All lines from the beginning of the listing through the line with "(lbody) at (32,360)" are to be copied word for word; the pictures are not.
________________________
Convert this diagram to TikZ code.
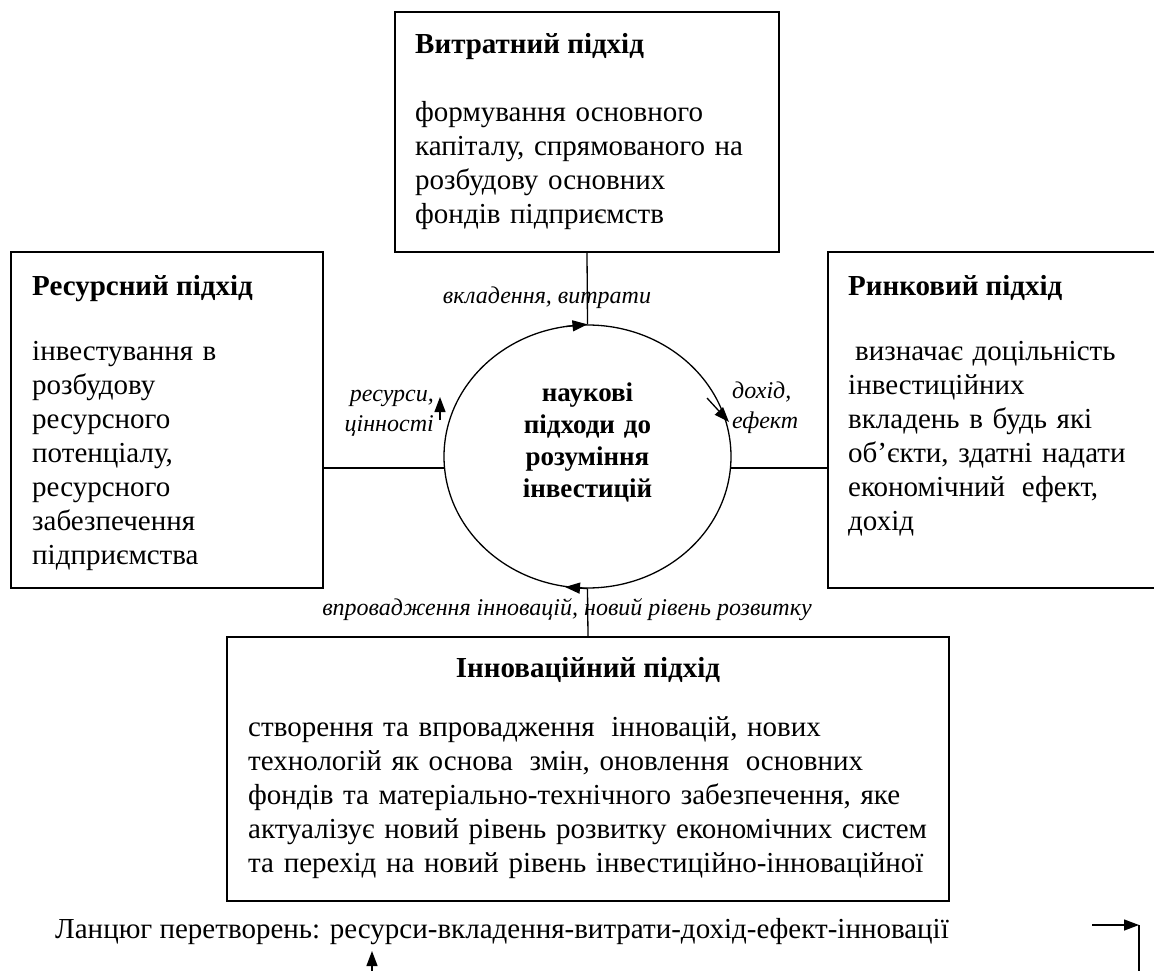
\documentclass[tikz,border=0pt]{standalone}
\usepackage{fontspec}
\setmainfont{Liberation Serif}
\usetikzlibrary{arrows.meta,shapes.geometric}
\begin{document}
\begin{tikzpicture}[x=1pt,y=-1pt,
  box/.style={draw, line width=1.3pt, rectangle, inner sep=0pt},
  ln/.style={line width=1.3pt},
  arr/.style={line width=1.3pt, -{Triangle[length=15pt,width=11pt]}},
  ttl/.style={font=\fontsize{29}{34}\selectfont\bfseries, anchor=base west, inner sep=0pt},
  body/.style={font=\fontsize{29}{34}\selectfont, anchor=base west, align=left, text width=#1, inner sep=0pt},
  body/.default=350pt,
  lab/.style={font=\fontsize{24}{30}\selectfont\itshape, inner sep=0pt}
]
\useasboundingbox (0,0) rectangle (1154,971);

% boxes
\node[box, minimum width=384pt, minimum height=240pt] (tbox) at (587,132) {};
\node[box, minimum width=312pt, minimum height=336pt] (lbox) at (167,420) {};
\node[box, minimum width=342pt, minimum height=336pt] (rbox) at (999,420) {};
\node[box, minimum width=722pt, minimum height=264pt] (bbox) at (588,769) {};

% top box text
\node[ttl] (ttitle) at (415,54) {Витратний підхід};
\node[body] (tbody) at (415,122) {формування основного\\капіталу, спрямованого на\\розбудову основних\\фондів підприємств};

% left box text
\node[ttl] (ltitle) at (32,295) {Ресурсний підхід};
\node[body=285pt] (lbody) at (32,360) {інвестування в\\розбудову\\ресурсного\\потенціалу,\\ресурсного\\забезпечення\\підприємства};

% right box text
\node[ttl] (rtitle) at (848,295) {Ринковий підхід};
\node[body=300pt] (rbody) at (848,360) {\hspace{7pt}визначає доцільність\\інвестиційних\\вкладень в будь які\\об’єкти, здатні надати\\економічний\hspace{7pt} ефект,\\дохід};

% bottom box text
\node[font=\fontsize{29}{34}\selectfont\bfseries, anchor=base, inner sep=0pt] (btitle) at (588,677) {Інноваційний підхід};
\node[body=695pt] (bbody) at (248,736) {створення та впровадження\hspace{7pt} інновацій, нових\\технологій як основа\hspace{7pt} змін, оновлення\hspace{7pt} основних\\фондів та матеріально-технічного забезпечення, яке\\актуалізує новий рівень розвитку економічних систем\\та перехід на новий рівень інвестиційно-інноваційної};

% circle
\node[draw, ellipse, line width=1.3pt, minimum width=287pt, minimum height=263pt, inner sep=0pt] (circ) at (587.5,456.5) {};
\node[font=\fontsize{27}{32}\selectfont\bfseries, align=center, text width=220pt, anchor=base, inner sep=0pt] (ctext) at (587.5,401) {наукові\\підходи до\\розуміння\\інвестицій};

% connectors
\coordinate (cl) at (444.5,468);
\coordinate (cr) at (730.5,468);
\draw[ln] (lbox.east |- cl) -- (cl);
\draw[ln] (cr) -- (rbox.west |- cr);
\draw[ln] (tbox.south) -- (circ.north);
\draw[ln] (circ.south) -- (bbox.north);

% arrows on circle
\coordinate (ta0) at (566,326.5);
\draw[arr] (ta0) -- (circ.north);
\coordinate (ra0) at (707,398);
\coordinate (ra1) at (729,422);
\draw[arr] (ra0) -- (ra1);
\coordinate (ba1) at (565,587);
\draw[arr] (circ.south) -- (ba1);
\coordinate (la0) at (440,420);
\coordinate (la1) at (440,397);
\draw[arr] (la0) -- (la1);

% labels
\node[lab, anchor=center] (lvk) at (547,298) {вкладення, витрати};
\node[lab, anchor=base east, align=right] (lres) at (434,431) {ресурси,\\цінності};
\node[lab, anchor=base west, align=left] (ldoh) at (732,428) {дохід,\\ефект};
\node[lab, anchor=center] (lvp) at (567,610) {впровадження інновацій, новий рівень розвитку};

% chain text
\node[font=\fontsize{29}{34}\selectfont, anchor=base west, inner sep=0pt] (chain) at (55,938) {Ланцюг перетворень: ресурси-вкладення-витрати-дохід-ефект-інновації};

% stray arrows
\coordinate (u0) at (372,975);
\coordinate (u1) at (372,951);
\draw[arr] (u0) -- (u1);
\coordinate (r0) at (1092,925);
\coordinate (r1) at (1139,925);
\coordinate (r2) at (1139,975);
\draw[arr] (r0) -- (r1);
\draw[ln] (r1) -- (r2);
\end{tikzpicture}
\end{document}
________________________
COMPLETED TASK
Convert this diagram to TikZ code.
\documentclass[tikz,border=0pt]{standalone}
\usepackage{fontspec}
\setmainfont{Liberation Serif}
\usetikzlibrary{arrows.meta,shapes.geometric}
\begin{document}
\begin{tikzpicture}[x=1pt,y=-1pt,
  box/.style={draw, line width=1.3pt, rectangle, inner sep=0pt},
  ln/.style={line width=1.3pt},
  arr/.style={line width=1.3pt, -{Triangle[length=15pt,width=11pt]}},
  ttl/.style={font=\fontsize{29}{34}\selectfont\bfseries, anchor=base west, inner sep=0pt},
  body/.style={font=\fontsize{29}{34}\selectfont, anchor=base west, align=left, text width=#1, inner sep=0pt},
  body/.default=350pt,
  lab/.style={font=\fontsize{24}{30}\selectfont\itshape, inner sep=0pt}
]
\useasboundingbox (0,0) rectangle (1154,971);

% boxes
\node[box, minimum width=384pt, minimum height=240pt] (tbox) at (587,132) {};
\node[box, minimum width=312pt, minimum height=336pt] (lbox) at (167,420) {};
\node[box, minimum width=342pt, minimum height=336pt] (rbox) at (999,420) {};
\node[box, minimum width=722pt, minimum height=264pt] (bbox) at (588,769) {};

% top box text
\node[ttl] (ttitle) at (415,54) {Витратний підхід};
\node[body] (tbody) at (415,122) {формування основного\\капіталу, спрямованого на\\розбудову основних\\фондів підприємств};

% left box text
\node[ttl] (ltitle) at (32,295) {Ресурсний підхід};
\node[body=285pt] (lbody) at (32,360) {інвестування в\\розбудову\\ресурсного\\потенціалу,\\ресурсного\\забезпечення\\підприємства};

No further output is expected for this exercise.